Failover is the process of offloading workloads to backup systems so that production processes and end-user experiences are disrupted as little as possible.
Failback involves switching back to the original primary systems.
A comprehensive disaster recovery plan begins with business impact analysis. When performing this analysis, you’ll create a series of detailed disaster scenarios that can then be used to predict the size and scope of the losses you’d incur if certain business processes were disrupted. What if your sales offices we destroyed by freak weather or if an earthquake struck your headquarters or data centres?
Then, assess the chances and potential consequences of the risks your business faces is also an essential component of disaster recovery planning. For example as cyberattacks and ransomware become more prevalent, it’s critical to understand the general cybersecurity risks that all enterprises confront today as well as the risks that are specific to your industry and geographical location.
Full DRaaS mirrors your infrastructure in fail-safe mode on virtual servers, including compute, storage and networking functions. An organization can continue to run applications—it just runs them from the service provider’s cloud or hybrid cloud environment instead of from the disaster-affected physical (or hybrid) servers. This means recovery time after a disaster can be much faster, or even instantaneous. Once the main physical or cloud servers are recovered or replaced, the processing and data is migrated back onto them from the DRaaS. However, due to cost constrainst some organisations may decide only to DRaaS for some of it's key compute, storage and networking functions - the decision should not be taken lightly and comprehensive disaster recovery plan begins with business impact analysis.
In the event of natural disasters, equipment failure, insider threats, sabotage, and employee errors, you’ll want to evaluate your risks and consider the overall impact on your organisation. Ask the following questions:
- What financial losses due to missed sales opportunities or disruptions to revenue-generating activities would you incur?
- Do we have specific performance goals and SLAs that will be imacted?
- What kinds of damage would your brand’s reputation undergo?
- How would customer satisfaction be impacted?
- How would employee productivity be impacted?

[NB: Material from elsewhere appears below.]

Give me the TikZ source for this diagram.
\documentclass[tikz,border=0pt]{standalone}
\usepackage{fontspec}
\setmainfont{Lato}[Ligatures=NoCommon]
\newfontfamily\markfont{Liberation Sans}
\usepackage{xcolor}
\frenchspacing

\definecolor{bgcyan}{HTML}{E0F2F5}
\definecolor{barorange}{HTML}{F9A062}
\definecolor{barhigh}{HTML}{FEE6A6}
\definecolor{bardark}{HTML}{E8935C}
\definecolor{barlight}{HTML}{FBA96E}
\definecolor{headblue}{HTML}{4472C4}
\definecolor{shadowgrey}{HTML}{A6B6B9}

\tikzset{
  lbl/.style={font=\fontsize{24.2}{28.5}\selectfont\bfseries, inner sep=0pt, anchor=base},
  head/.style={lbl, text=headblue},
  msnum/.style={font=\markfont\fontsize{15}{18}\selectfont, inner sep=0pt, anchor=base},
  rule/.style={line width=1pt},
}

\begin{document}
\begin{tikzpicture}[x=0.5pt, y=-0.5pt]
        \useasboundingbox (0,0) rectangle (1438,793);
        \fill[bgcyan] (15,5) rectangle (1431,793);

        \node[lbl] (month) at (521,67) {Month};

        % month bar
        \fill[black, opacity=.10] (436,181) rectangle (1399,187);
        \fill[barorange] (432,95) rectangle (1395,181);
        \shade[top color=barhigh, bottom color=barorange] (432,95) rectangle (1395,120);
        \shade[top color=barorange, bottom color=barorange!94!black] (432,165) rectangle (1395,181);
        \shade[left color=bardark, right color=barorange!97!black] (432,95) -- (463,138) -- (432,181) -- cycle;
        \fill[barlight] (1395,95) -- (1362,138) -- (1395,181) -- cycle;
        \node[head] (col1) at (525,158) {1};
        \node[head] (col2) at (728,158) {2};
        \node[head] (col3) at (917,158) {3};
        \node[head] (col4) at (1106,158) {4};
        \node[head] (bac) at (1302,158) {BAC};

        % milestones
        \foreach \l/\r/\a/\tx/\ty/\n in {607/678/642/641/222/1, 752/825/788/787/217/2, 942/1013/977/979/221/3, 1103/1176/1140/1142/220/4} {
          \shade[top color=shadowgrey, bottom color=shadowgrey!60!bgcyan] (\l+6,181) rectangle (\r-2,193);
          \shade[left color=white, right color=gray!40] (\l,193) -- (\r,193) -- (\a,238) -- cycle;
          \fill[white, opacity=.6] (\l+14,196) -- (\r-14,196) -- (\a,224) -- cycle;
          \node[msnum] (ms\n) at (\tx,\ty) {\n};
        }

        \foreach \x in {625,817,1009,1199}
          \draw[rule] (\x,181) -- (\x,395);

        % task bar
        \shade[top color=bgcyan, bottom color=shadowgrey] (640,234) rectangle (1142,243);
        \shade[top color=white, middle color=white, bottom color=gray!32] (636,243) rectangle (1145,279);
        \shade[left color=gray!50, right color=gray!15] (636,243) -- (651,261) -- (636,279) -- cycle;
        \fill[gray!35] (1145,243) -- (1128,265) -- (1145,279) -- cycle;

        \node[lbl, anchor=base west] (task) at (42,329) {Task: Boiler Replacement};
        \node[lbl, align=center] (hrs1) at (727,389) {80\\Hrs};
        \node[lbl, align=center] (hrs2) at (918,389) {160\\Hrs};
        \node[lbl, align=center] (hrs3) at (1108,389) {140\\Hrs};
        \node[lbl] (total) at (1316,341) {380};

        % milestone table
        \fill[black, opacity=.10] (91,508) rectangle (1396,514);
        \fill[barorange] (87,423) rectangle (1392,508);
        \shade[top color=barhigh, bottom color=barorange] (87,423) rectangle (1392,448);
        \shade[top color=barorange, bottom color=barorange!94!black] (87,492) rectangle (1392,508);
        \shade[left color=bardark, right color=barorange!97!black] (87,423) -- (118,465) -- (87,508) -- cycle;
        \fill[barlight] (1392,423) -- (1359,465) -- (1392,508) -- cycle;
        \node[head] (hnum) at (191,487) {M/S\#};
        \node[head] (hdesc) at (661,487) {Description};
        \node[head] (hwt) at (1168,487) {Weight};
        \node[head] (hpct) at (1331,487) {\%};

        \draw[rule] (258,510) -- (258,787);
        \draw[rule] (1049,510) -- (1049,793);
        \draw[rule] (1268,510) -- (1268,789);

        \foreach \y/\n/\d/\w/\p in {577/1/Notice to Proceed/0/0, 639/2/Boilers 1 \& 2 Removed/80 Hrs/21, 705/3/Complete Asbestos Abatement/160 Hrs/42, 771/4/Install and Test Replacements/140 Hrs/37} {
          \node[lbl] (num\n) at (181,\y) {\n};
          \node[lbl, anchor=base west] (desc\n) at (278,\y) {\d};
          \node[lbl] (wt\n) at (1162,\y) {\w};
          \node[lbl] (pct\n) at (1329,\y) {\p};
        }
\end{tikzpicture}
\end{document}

- How many labour hours might be lost?
- What risks might the incident pose to human health or safety?
- Would progress towards any business initiatives or goals be impacted?
Yes.
Not all workloads are equally critical to your business’s ability to maintain operations, and downtime is far more tolerable for some applications than it is for others. So separate your systems and applications into three tiers, depending on how long you could stand to have them be down and how serious the consequences of data loss would be.
- Mission-critical: Applications whose functioning is essential to your business’s survival.

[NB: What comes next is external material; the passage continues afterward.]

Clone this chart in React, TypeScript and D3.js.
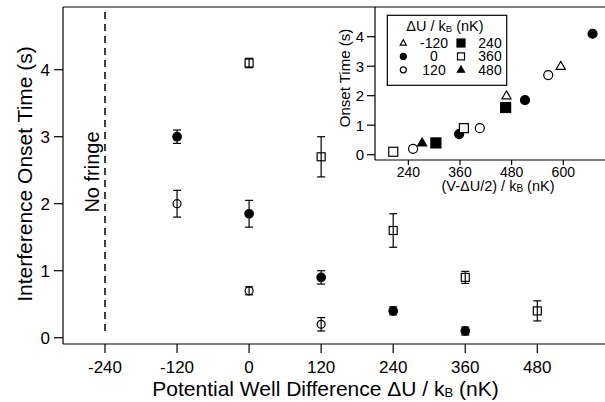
import React from 'react'
import * as d3 from 'd3'

// main plot: onset time vs potential well difference
const xTicks = [-240, -120, 0, 120, 240, 360, 480]
const yTicks = [0, 1, 2, 3, 4]

const sqX = [0, 120, 240, 360, 480]
const sqY = [4.1, 2.7, 1.6, 0.9, 0.4]
const sqErr = [0.07, 0.3, 0.25, 0.09, 0.15]

const fcX = [-120, 0, 120, 240, 360]
const fcY = [3.0, 1.85, 0.9, 0.4, 0.1]
const fcErr = [0.1, 0.2, 0.1, 0.06, 0.06]

const ocX = [-120, 0, 120]
const ocY = [2.0, 0.7, 0.2]
const ocErr = [0.2, 0.06, 0.1]

const noFringeAt = -240

// inset: onset time vs (V - dU/2), marker = dU
const insetXTicks = [240, 360, 480, 600]
const insetYTicks = [0, 1, 2, 3, 4]
const insetPts: [number, number, number][] = [
  // [dU, x, y]
  [360, 205, 0.1],
  [120, 251, 0.2],
  [480, 272, 0.4],
  [240, 304, 0.4],
  [0, 358, 0.7],
  [360, 369, 0.9],
  [120, 406, 0.9],
  [-120, 468, 2.0],
  [240, 466, 1.6],
  [0, 511, 1.85],
  [120, 565, 2.7],
  [-120, 594, 3.0],
  [0, 668, 4.1],
]
const legendRows = [
  [-120, 240],
  [0, 360],
  [120, 480],
]

const font = '"Liberation Sans", Arial, Helvetica, sans-serif'

function Marker({ kind, x, y, s }: { kind: number; x: number; y: number; s: number }) {
  // kind = dU value
  const sw = 1.2
  if (kind === -120 || kind === 480) {
    const pts = d3.symbol().type(d3.symbolTriangle).size(s * s * 0.45)()
    return (
      <path d={pts || ''} transform={`translate(${x},${y + s * 0.05})`}
        fill={kind === 480 ? '#000' : '#fff'} stroke="#000" strokeWidth={sw} />
    )
  }
  if (kind === 0 || kind === 120) {
    return <circle cx={x} cy={y} r={s / 2} fill={kind === 0 ? '#000' : '#fff'} stroke="#000" strokeWidth={sw} />
  }
  return (
    <rect x={x - s / 2} y={y - s / 2} width={s} height={s}
      fill={kind === 240 ? '#000' : '#fff'} stroke="#000" strokeWidth={sw} />
  )
}

export default function App() {
  const W = 605
  const H = 402

  const x = d3.scaleLinear().domain([-240, 480]).range([105, 537.3])
  const y = d3.scaleLinear().domain([0, 4]).range([337.7, 69.7])
  const left = 63, right = 605, top = 7, bottom = 344

  const ix = d3.scaleLinear().domain([360, 600]).range([460, 563.3])
  const iy = d3.scaleLinear().domain([0, 4]).range([154.7, 36.7])
  const iLeft = 375, iBottom = 160

  const errBar = (cx: number, v: number, e: number, key: string) => {
    const y1 = y(v + e), y2 = y(v - e)
    return (
      <g key={key} stroke="#000" strokeWidth={1.2}>
        <line x1={cx} x2={cx} y1={y1} y2={y2} />
        <line x1={cx - 4} x2={cx + 4} y1={y1} y2={y1} />
        <line x1={cx - 4} x2={cx + 4} y1={y2} y2={y2} />
      </g>
    )
  }

  return (
    <svg width={W} height={H} style={{ position: 'absolute', left: 0, top: 0, display: 'block', background: '#fff' }}
      fontFamily={font}>
      {/* main frame */}
      <line x1={left} x2={right} y1={top} y2={top} stroke="#000" strokeWidth={1.2} />
      <line x1={left} x2={left} y1={top} y2={bottom} stroke="#000" strokeWidth={1.2} />
      <line x1={left} x2={right} y1={bottom} y2={bottom} stroke="#000" strokeWidth={1.2} />

      {yTicks.map(t => (
        <g key={'yt' + t}>
          <line x1={left - 9} x2={left} y1={y(t)} y2={y(t)} stroke="#000" strokeWidth={1.2} />
          <text x={50} y={y(t)} dy="0.36em" textAnchor="end" fontSize={17}>{t}</text>
        </g>
      ))}
      {xTicks.map(t => (
        <g key={'xt' + t}>
          <line x1={x(t)} x2={x(t)} y1={bottom} y2={bottom + 9} stroke="#000" strokeWidth={1.2} />
          <text x={x(t)} y={373} textAnchor="middle" fontSize={17}>{t}</text>
        </g>
      ))}

      <text x={325.5} y={396} textAnchor="middle" fontSize={21}>
        Potential Well Difference ΔU / k<tspan fontSize={13} dy={1}>B</tspan><tspan dy={-1}> (nK)</tspan>
      </text>
      <text transform="translate(32,174) rotate(-90)" textAnchor="middle" fontSize={21}>
        Interference Onset Time (s)
      </text>

      {/* no fringe marker */}
      <line x1={x(noFringeAt)} x2={x(noFringeAt)} y1={12} y2={336} stroke="#000" strokeWidth={1.5}
        strokeDasharray="7,5" />
      <text transform="translate(99,172) rotate(-90)" textAnchor="middle" fontSize={20}>No fringe</text>

      {/* markers, then error bars on top */}
      {sqX.map((v, i) => <Marker key={'sm' + i} kind={360} x={x(v)} y={y(sqY[i])} s={8} />)}
      {fcX.map((v, i) => <Marker key={'fm' + i} kind={0} x={x(v)} y={y(fcY[i])} s={8.5} />)}
      {ocX.map((v, i) => <Marker key={'om' + i} kind={120} x={x(v)} y={y(ocY[i])} s={8} />)}
      {sqX.map((v, i) => errBar(x(v), sqY[i], sqErr[i], 'se' + i))}
      {fcX.map((v, i) => errBar(x(v), fcY[i], fcErr[i], 'fe' + i))}
      {ocX.map((v, i) => errBar(x(v), ocY[i], ocErr[i], 'oe' + i))}

      {/* inset */}
      <line x1={iLeft} x2={iLeft} y1={top} y2={iBottom} stroke="#000" strokeWidth={1.2} />
      <line x1={iLeft} x2={right} y1={iBottom} y2={iBottom} stroke="#000" strokeWidth={1.2} />
      {insetYTicks.map(t => (
        <g key={'iyt' + t}>
          <line x1={iLeft - 8} x2={iLeft} y1={iy(t)} y2={iy(t)} stroke="#000" strokeWidth={1.2} />
          <text x={364} y={iy(t)} dy="0.36em" textAnchor="end" fontSize={15}>{t}</text>
        </g>
      ))}
      {insetXTicks.map(t => (
        <g key={'ixt' + t}>
          <line x1={ix(t)} x2={ix(t)} y1={iBottom} y2={iBottom + 5} stroke="#000" strokeWidth={1.2} />
          <text x={ix(t)} y={177} textAnchor="middle" fontSize={14}>{t}</text>
        </g>
      ))}
      <text x={498} y={191} textAnchor="middle" fontSize={14.5}>
        (V-ΔU/2) / k<tspan fontSize={10} dy={1}>B</tspan><tspan dy={-1}> (nK)</tspan>
      </text>
      <text transform="translate(350,78) rotate(-90)" textAnchor="middle" fontSize={15}>Onset Time (s)</text>

      {insetPts.map((p, i) => (
        <Marker key={'ip' + i} kind={p[0]} x={ix(p[1])} y={iy(p[2])} s={p[0] === 240 ? 10 : 9} />
      ))}

      {/* legend */}
      <rect x={387.3} y={15.3} width={119.4} height={70} fill="#fff" stroke="#000" strokeWidth={1.2} />
      <text x={445} y={31} textAnchor="middle" fontSize={14.5}>
        ΔU / k<tspan fontSize={9.5} dy={1}>B</tspan><tspan dy={-1}> (nK)</tspan>
      </text>
      {legendRows.map((row, r) => (
        <g key={'lr' + r}>
          <Marker kind={row[0]} x={403.3} y={43 + r * 13.4} s={6} />
          <text x={434} y={43 + r * 13.4} dy="0.36em" textAnchor="middle" fontSize={14}>{row[0]}</text>
          <Marker kind={row[1]} x={461} y={43 + r * 13.4} s={row[1] === 240 ? 8 : 7} />
          <text x={501.7} y={43 + r * 13.4} dy="0.36em" textAnchor="end" fontSize={14}>{row[1]}</text>
        </g>
      ))}
    </svg>
  )
}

- Important: Applications for which you could tolerate relatively short periods of downtime.
- Non-essential: Applications you could temporarily replace with manual processes or do without.
A recovery strategy for an organisaiton should consider issues such as:
- Budget
- Resources available (people, facilities, utilities)

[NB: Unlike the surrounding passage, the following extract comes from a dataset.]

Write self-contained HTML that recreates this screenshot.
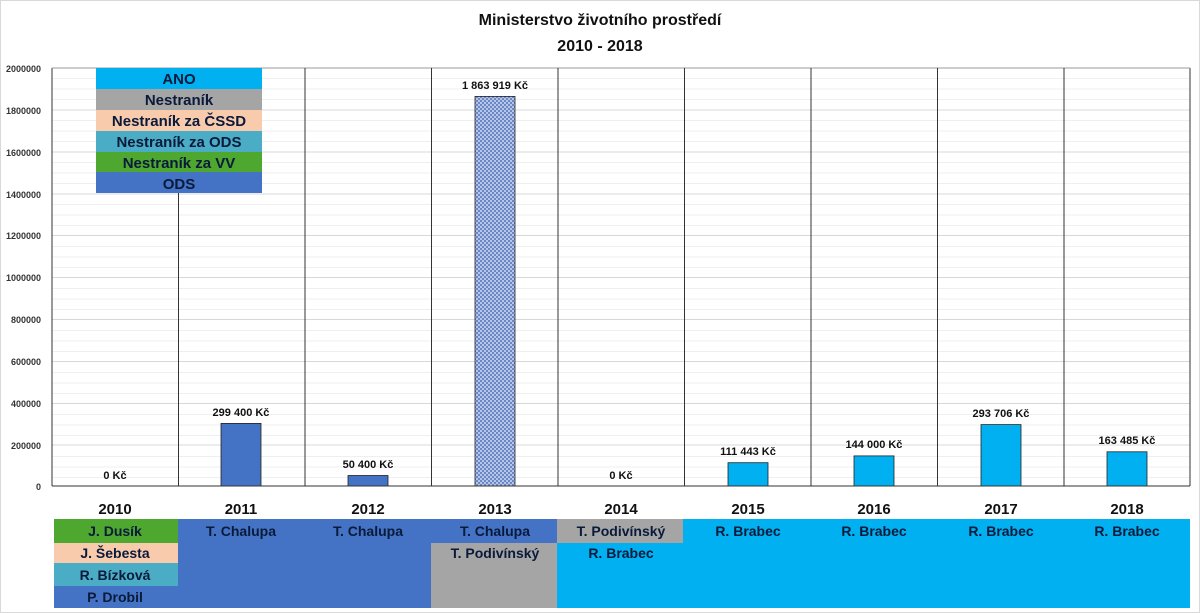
<!DOCTYPE html>
<html><head><meta charset="utf-8"><style>
body{margin:0;background:#fff;}
svg{display:block;font-family:"Liberation Sans",sans-serif;}
</style></head><body>
<svg width="1200" height="613" viewBox="0 0 1200 613" xmlns="http://www.w3.org/2000/svg">
<defs>
<pattern id="chk" width="4" height="4" patternUnits="userSpaceOnUse">
<rect width="4" height="4" fill="#b8c6e6"/><rect width="2" height="2" fill="#6a88c8"/><rect x="2" y="2" width="2" height="2" fill="#6a88c8"/>
</pattern>
</defs>
<rect x="0.5" y="0.5" width="1199" height="612" fill="#fff" stroke="#d9d9d9"/>
<text x="600" y="25" text-anchor="middle" font-size="16" font-weight="bold" fill="#111">Ministerstvo životního prostředí</text>
<text x="600" y="51" text-anchor="middle" font-size="16" font-weight="bold" fill="#111">2010 - 2018</text>
<g stroke="#efefef">
<line x1="52" x2="1190" y1="78.5" y2="78.5"/><line x1="52" x2="1190" y1="89" y2="89"/><line x1="52" x2="1190" y1="99.5" y2="99.5"/>
<line x1="52" x2="1190" y1="120.5" y2="120.5"/><line x1="52" x2="1190" y1="131" y2="131"/><line x1="52" x2="1190" y1="141.5" y2="141.5"/>
<line x1="52" x2="1190" y1="162.5" y2="162.5"/><line x1="52" x2="1190" y1="173" y2="173"/><line x1="52" x2="1190" y1="183.5" y2="183.5"/>
<line x1="52" x2="1190" y1="204.5" y2="204.5"/><line x1="52" x2="1190" y1="215" y2="215"/><line x1="52" x2="1190" y1="225.5" y2="225.5"/>
<line x1="52" x2="1190" y1="246.5" y2="246.5"/><line x1="52" x2="1190" y1="257" y2="257"/><line x1="52" x2="1190" y1="267.5" y2="267.5"/>
<line x1="52" x2="1190" y1="288.5" y2="288.5"/><line x1="52" x2="1190" y1="299" y2="299"/><line x1="52" x2="1190" y1="309.5" y2="309.5"/>
<line x1="52" x2="1190" y1="330.5" y2="330.5"/><line x1="52" x2="1190" y1="341" y2="341"/><line x1="52" x2="1190" y1="351.5" y2="351.5"/>
<line x1="52" x2="1190" y1="372.5" y2="372.5"/><line x1="52" x2="1190" y1="383" y2="383"/><line x1="52" x2="1190" y1="393.5" y2="393.5"/>
<line x1="52" x2="1190" y1="414.5" y2="414.5"/><line x1="52" x2="1190" y1="425" y2="425"/><line x1="52" x2="1190" y1="435.5" y2="435.5"/>
<line x1="52" x2="1190" y1="456.5" y2="456.5"/><line x1="52" x2="1190" y1="467" y2="467"/><line x1="52" x2="1190" y1="477.5" y2="477.5"/>
</g>
<g stroke="#d8d8d8">
<line x1="52" x2="1190" y1="110" y2="110"/><line x1="52" x2="1190" y1="152" y2="152"/><line x1="52" x2="1190" y1="194" y2="194"/>
<line x1="52" x2="1190" y1="235.5" y2="235.5"/><line x1="52" x2="1190" y1="277.5" y2="277.5"/><line x1="52" x2="1190" y1="319.5" y2="319.5"/>
<line x1="52" x2="1190" y1="361.5" y2="361.5"/><line x1="52" x2="1190" y1="403.5" y2="403.5"/><line x1="52" x2="1190" y1="445" y2="445"/>
</g>
<g font-size="9" font-weight="bold" fill="#333" text-anchor="end">
<text x="41" y="72">2000000</text><text x="41" y="114">1800000</text><text x="41" y="156">1600000</text><text x="41" y="198">1400000</text>
<text x="41" y="239">1200000</text><text x="41" y="281">1000000</text><text x="41" y="323">800000</text><text x="41" y="365">600000</text>
<text x="41" y="407">400000</text><text x="41" y="449">200000</text><text x="41" y="490">0</text>
</g>
<rect x="221" y="423.4" width="40" height="62.6" fill="#4472c4" stroke="#222" stroke-width="0.8"/>
<rect x="348" y="475.5" width="40" height="10.5" fill="#4472c4" stroke="#222" stroke-width="0.8"/>
<rect x="475" y="96.4" width="40" height="389.6" fill="url(#chk)" stroke="#222" stroke-width="0.8"/>
<rect x="728" y="462.7" width="40" height="23.3" fill="#00b0f0" stroke="#222" stroke-width="0.8"/>
<rect x="854" y="455.9" width="40" height="30.1" fill="#00b0f0" stroke="#222" stroke-width="0.8"/>
<rect x="981" y="424.6" width="40" height="61.4" fill="#00b0f0" stroke="#222" stroke-width="0.8"/>
<rect x="1107" y="451.8" width="40" height="34.2" fill="#00b0f0" stroke="#222" stroke-width="0.8"/>
<g stroke="#333" stroke-width="1">
<line x1="52" y1="68" x2="52" y2="486"/><line x1="1190" y1="68" x2="1190" y2="486"/>
<line x1="52" y1="68" x2="1190" y2="68" stroke="#999"/>
<line x1="52" y1="486" x2="1190" y2="486"/>
<line x1="178.5" y1="193" x2="178.5" y2="486"/><line x1="305" y1="68" x2="305" y2="486"/><line x1="431.5" y1="68" x2="431.5" y2="486"/>
<line x1="558" y1="68" x2="558" y2="486"/><line x1="684.5" y1="68" x2="684.5" y2="486"/><line x1="811" y1="68" x2="811" y2="486"/>
<line x1="937.5" y1="68" x2="937.5" y2="486"/><line x1="1064" y1="68" x2="1064" y2="486"/>
</g>
<g font-size="11" font-weight="bold" fill="#111" text-anchor="middle">
<text x="115" y="479">0 Kč</text>
<text x="241" y="416">299 400 Kč</text>
<text x="368" y="468">50 400 Kč</text>
<text x="495" y="89">1 863 919 Kč</text>
<text x="621" y="479">0 Kč</text>
<text x="748" y="455">111 443 Kč</text>
<text x="874" y="448">144 000 Kč</text>
<text x="1001" y="417">293 706 Kč</text>
<text x="1127" y="444">163 485 Kč</text>
</g>
<rect x="96" y="68" width="166" height="21" fill="#00b0f0"/>
<rect x="96" y="89" width="166" height="21" fill="#a5a5a5"/>
<rect x="96" y="110" width="166" height="21" fill="#f8cbad"/>
<rect x="96" y="131" width="166" height="21" fill="#4bacc6"/>
<rect x="96" y="152" width="166" height="20" fill="#4ea72e"/>
<rect x="96" y="172" width="166" height="21" fill="#4472c4"/>
<g font-size="15" font-weight="bold" fill="#0a1a3a" text-anchor="middle">
<text x="179" y="84">ANO</text><text x="179" y="105">Nestraník</text><text x="179" y="126">Nestraník za ČSSD</text>
<text x="179" y="147">Nestraník za ODS</text><text x="179" y="168">Nestraník za VV</text><text x="179" y="189">ODS</text>
</g>
<g font-size="15" font-weight="bold" fill="#111" text-anchor="middle">
<text x="115" y="514">2010</text><text x="241" y="514">2011</text><text x="368" y="514">2012</text><text x="495" y="514">2013</text>
<text x="621" y="514">2014</text><text x="748" y="514">2015</text><text x="874" y="514">2016</text><text x="1001" y="514">2017</text><text x="1127" y="514">2018</text>
</g>
<rect x="54" y="519" width="124" height="24" fill="#4ea72e"/>
<rect x="54" y="543" width="124" height="20" fill="#f8cbad"/>
<rect x="54" y="563" width="124" height="23" fill="#4bacc6"/>
<rect x="54" y="586" width="124" height="22" fill="#4472c4"/>
<rect x="178" y="519" width="253" height="89" fill="#4472c4"/>
<rect x="431" y="519" width="126" height="24" fill="#4472c4"/>
<rect x="431" y="543" width="126" height="65" fill="#a5a5a5"/>
<rect x="557" y="519" width="126" height="24" fill="#a5a5a5"/>
<rect x="557" y="543" width="126" height="65" fill="#00b0f0"/>
<rect x="683" y="519" width="507" height="89" fill="#00b0f0"/>
<g font-size="14" font-weight="bold" fill="#0a1a3a" text-anchor="middle">
<text x="115" y="536">J. Dusík</text><text x="115" y="558">J. Šebesta</text><text x="115" y="580">R. Bízková</text><text x="115" y="602">P. Drobil</text>
<text x="241" y="536">T. Chalupa</text><text x="368" y="536">T. Chalupa</text><text x="495" y="536">T. Chalupa</text>
<text x="495" y="558">T. Podivínský</text><text x="621" y="536">T. Podivínský</text><text x="621" y="558">R. Brabec</text>
<text x="748" y="536">R. Brabec</text><text x="874" y="536">R. Brabec</text><text x="1001" y="536">R. Brabec</text><text x="1127" y="536">R. Brabec</text>
</g>
</svg>
</body></html>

- Management’s position on risk
- Technology
- Data universe
- Suppliers
- Third-party vendors
The organisations senior management must approve recovery strategies, which should align with organisationals regulatory obligations and business objectives.
A recovery time objective (RTO) is the maximum amount of time it should take to restore an application or system functioning following a service disruption. In DR it is important to set objectives.
By considering your risk and business impact analyses, you should be able to establish objectives for how long you’d need it to take to bring systems back up, how much data you could stand to use, and how much data corruption or deviation you could tolerate.
Your recovery point objective (RPO) is the maximum age of the data that must be recovered in order for your business to resume regular operations. For some organisations, losing even a few minutes’ worth of data can be catastrophic, while those in other industries may be able to tolerate longer windows. What can you tolerate?
By considering your risk and business impact analyses, you should be able to establish objectives for how long you’d need it to take to bring systems back up, how much data you could stand to use, and how much data corruption or deviation you could tolerate.
A recovery consistency objective (RCO) is established in the service-level agreement (SLA) for continuous data protection services. It is a metric that indicates how many inconsistent entries in business data from recovered processes or systems are tolerable in disaster recovery situations, describing business data integrity across complex application environments.
In the past, most organisations relied on tape and spinning disks (HDD) for backups, maintaining multiple copies of their data and storing at least one at an offsite location. Today always-on digitally transforming world, tape backups in offsite repositories often cannot achieve the RTOs necessary to maintain business-critical operations.
Planning the architecture for your disaster recovery solution involves replicating many of the capabilities of your production environment and will require you to incur costs for support staff, administration, facilities, and infrastructure. For this reason, many organizations are turning to companies like SureSkills for cloud-based backup solutions or full-scale Disaster-Recovery-as-a-Service (DRaaS).
DRaaS and BaaS are both cloud-based backup solutions, but they differ in terms of their purpose and functionality.
DRaaS stands for Disaster Recovery as a Service, and it is a solution that focuses on ensuring business continuity in the event of a disaster or outage. DRaaS is designed to protect critical data and applications by replicating them to a cloud-based environment that can be accessed quickly in the event of a disaster. This allows businesses to continue their operations without interruption, minimizing the impact of the outage on their customers and stakeholders.
BaaS, on the other hand, stands for Backup as a Service. BaaS is a solution that focuses on backing up data to the cloud, typically for the purpose of protecting against data loss or corruption. BaaS solutions can be used for a variety of purposes, such as protecting against accidental deletion, ransomware attacks, or hardware failure.
In summary, DRaaS is designed to ensure business continuity in the event of a disaster or outage, while BaaS is focused on backing up data to the cloud to protect against data loss or corruption. Both solutions can be used together to provide a comprehensive backup and disaster recovery strategy.